こうして夜になるとペシャンコになって全く不思議な程、悪い暗いことばかり考えるし、ウトウトと眠る時は夢をみる。それも殺される夢が一番数が多いのだから始末が悪い。だがたまには楽しい夢が訪れて来ることもあった。それは、故郷福島で家族一同と一家団欒の場面などが夢の中で展開する時の楽しさ。
思いがけなくやって来た悦びの世界に引き入られるが、夢の中ですら死刑囚の自分、脚についている重い鎖が忘れられず、こんな素晴らしい楽しい世界にいられる筈がないと、夢うつつの中で手を延ばして足鎖に触わる、鉄の冷たさにヒャッと心身を貫かれ、忽ち夢覚めて、現実の悲しい身を痛い程まざまざと感ずる、こんなことのくり返しだった。
牢獄の夜は煉獄そのもの、同じ二十四時間の筈なのにその時間の経過の永いこと永いこと。
獄屋の夜は長くて夜明けが遅い。
よろこびへの前奏曲
昼と夜では、全く正反対の生活。

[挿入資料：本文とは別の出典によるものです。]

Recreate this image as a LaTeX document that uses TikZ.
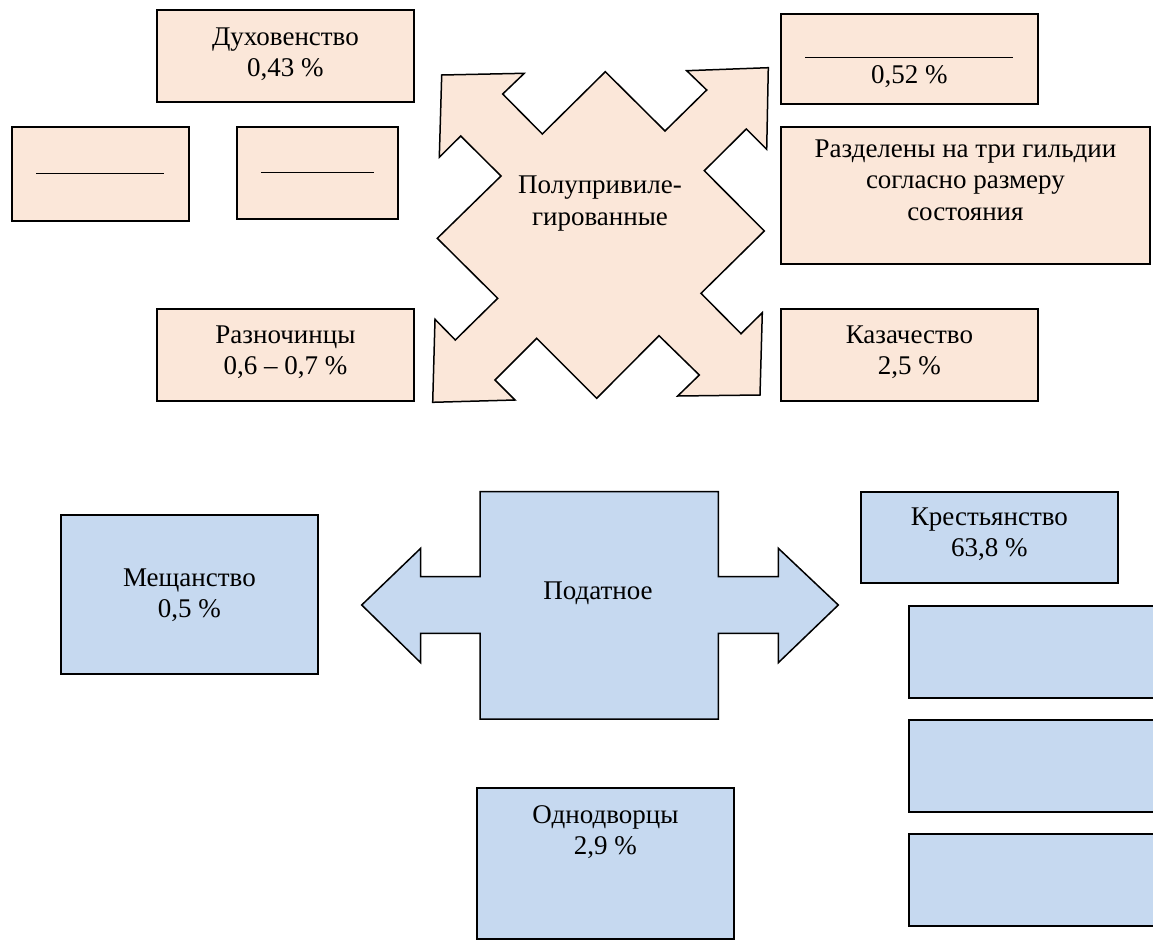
\documentclass[tikz,border=0pt]{standalone}
\usepackage{fontspec}
\setmainfont{Liberation Serif}
\usepackage{tikz}
\usetikzlibrary{positioning}
\definecolor{privfill}{HTML}{FBE7D9}
\definecolor{podfill}{HTML}{C6D9F0}
\tikzset{
    sbox/.style={draw, line width=1.8pt, anchor=north west, inner sep=0pt},
    privbox/.style={sbox, fill=privfill},
    podbox/.style={sbox, fill=podfill},
    sarrow/.style={draw, line width=1.5pt, line join=miter},
    stext/.style={align=center, inner sep=0pt, font=\fontsize{27}{31.5}\selectfont},
}

\begin{document}
\begin{tikzpicture}[x=1pt, y=-1pt]
    \useasboundingbox (0,0) rectangle (1153,947);
    \clip (0,0) rectangle (1153,947);
    % Полупривилегированные: стрелка-крест
    \path[sarrow, fill=privfill] (441.7,75) -- (524.3,73.3) -- (502.7,94) -- (542.3,134) -- (605.3,71.7)
        -- (665,131) -- (706.7,90) -- (686.7,70.7) -- (768.3,67.7) -- (766.7,149.3) -- (746.3,129)
        -- (704.3,170.7) -- (764.3,231) -- (701,293.3) -- (741,333.7) -- (762.3,312.7) -- (760,395)
        -- (677.7,396) -- (699.3,375) -- (659,335.7) -- (596.7,398.3) -- (536.7,338.3) -- (495,380)
        -- (515,400) -- (432.7,402.3) -- (435,319.3) -- (455.3,340) -- (497.7,298.3) -- (437.3,238.3)
        -- (501,176) -- (460.7,136) -- (439.3,157.3) -- cycle;
    \node[stext, anchor=north] (polu) at (600,171.3) {\strut Полупривиле-\\гированные};
    % Сословия слева
    \node[privbox, minimum width=257pt, minimum height=92pt] (duh) at (156,9) {};
    \node[stext, below=14pt of duh.north] (duhT) {\strut Духовенство\\0,43 \%};
    \node[privbox, minimum width=177pt, minimum height=94pt] (pusto1) at (11,126) {\rule{128pt}{1pt}};
    \node[privbox, minimum width=161pt, minimum height=92pt] (pusto2) at (236,126) {\rule{113pt}{1pt}};
    \node[privbox, minimum width=257pt, minimum height=92pt] (razn) at (156,308) {};
    \node[stext, below=13pt of razn.north] (raznT) {\strut Разночинцы\\0,6 – 0,7 \%};
    % Сословия справа
    \node[privbox, minimum width=257pt, minimum height=90pt] (kup) at (780,13) {};
    \node[stext, below=17pt of kup.north] (kupT) {\rule[-6pt]{208pt}{1pt}\strut\\0,52 \%};
    \node[privbox, minimum width=369pt, minimum height=137pt] (gild) at (780,126) {};
    \node[stext, below=9pt of gild.north] (gildT) {\strut Разделены на три гильдии\\согласно размеру\\состояния};
    \node[privbox, minimum width=257pt, minimum height=92pt] (kaz) at (780,308) {};
    \node[stext, below=13pt of kaz.north] (kazT) {\strut Казачество\\2,5 \%};

    % Податное: двойная стрелка
    \path[sarrow, fill=podfill] (361.7,605) -- (420.7,548.3) -- (420.7,576.7) -- (480,576.7) -- (480,491.7)
        -- (718.3,491.7) -- (718.3,576.7) -- (778.3,576.7) -- (778.3,548.3) -- (838.3,605)
        -- (778.3,662.7) -- (778.3,633.3) -- (718.3,633.3) -- (718.3,719) -- (480,719)
        -- (480,633.3) -- (420.7,633.3) -- (420.7,662.7) -- cycle;
    \node[stext, anchor=base] (podat) at (598,599.3) {Податное};
    \node[podbox, minimum width=257pt, minimum height=159pt] (mesh) at (60,514) {};
    \node[stext, below=50pt of mesh.north] (meshT) {\strut Мещанство\\0,5 \%};
    \node[podbox, minimum width=257pt, minimum height=91pt] (krest) at (860,491) {};
    \node[stext, below=12pt of krest.north] (krestT) {\strut Крестьянство\\63,8 \%};
    \node[podbox, minimum width=257pt, minimum height=151pt] (odno) at (476,787) {};
    \node[stext, below=14pt of odno.north] (odnoT) {\strut Однодворцы\\2,9 \%};
    \node[podbox, minimum width=300pt, minimum height=92pt] (kr1) at (908,605) {};
    \node[podbox, minimum width=300pt, minimum height=92pt] (kr2) at (908,719) {};
    \node[podbox, minimum width=300pt, minimum height=92pt] (kr3) at (908,833) {};
\end{tikzpicture}
\end{document}
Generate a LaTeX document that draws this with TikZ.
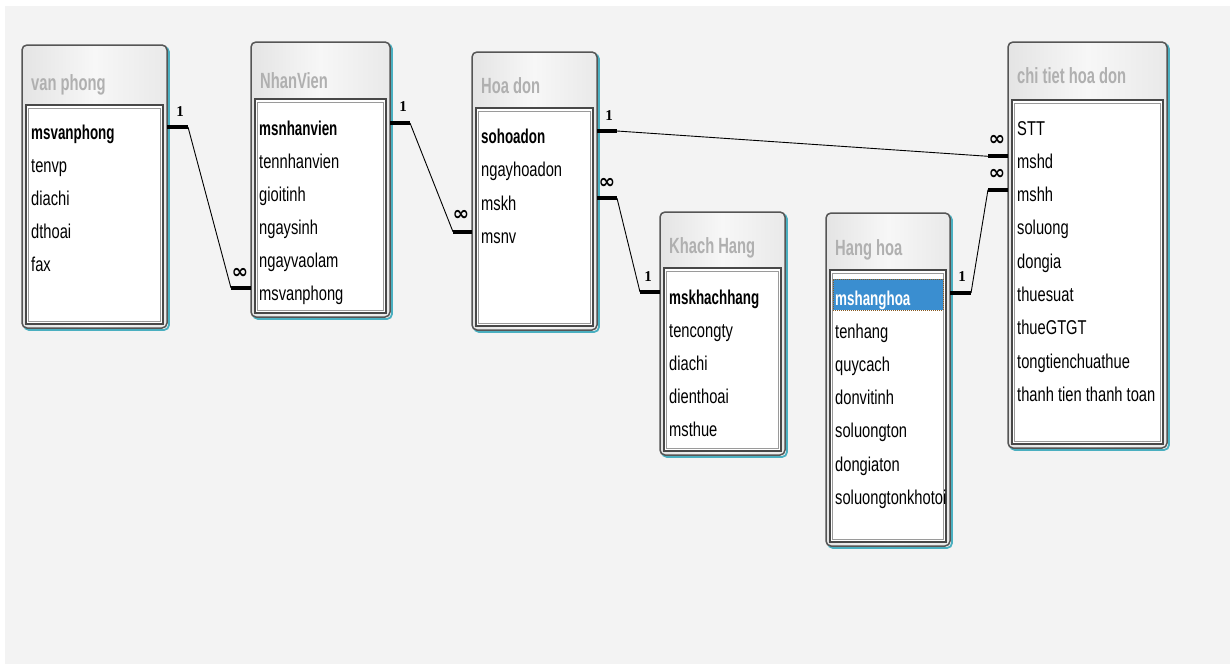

昼間は偉い元気なのに、夜はサッパリで恰も二重人格者の行動ででもあるかのよう。
しかしここに静かに考えて見ると、昼間、毎日毎日歌を唄ったり、踊ったり、愉快に朗らかに楽しく、喜んで暮したいということは実に大したことであった、 明日にも死刑の執行となるかもしれない戦犯が半分自暴自棄とはいいながら、それをすっかり忘れ去ったかの如く、嬉しく、楽しく、朗らかに、暮したことは、誠に大変なことで、間もなくやって来る光明の道も、この明るい大騒ぎに引きつけられて来たのだともいえるのであります。
当時を追憶して、ツクヅク思うのですが、もし夜も、昼も、殺されることばかり考え憎悪忿懣その他の悪感情ばっかりで、この牢獄生活を送っていたならば、恐らく此の尊い生長の家のみ教えに触れることも不可能であったに違いないと思われるのであります。
とに角、明日にも死刑になるのに、その日その日ただ愉快に、楽しく、歌を唄って、平和な喜びの雰囲気を醸しだしていたことは、生長の家のみ教えが牢獄の中に天降るそもそもの機縁となったに間違いありません。
もっともこれには守護霊及びそれ以上の高級霊の御導きのあったことは無論でありましょう。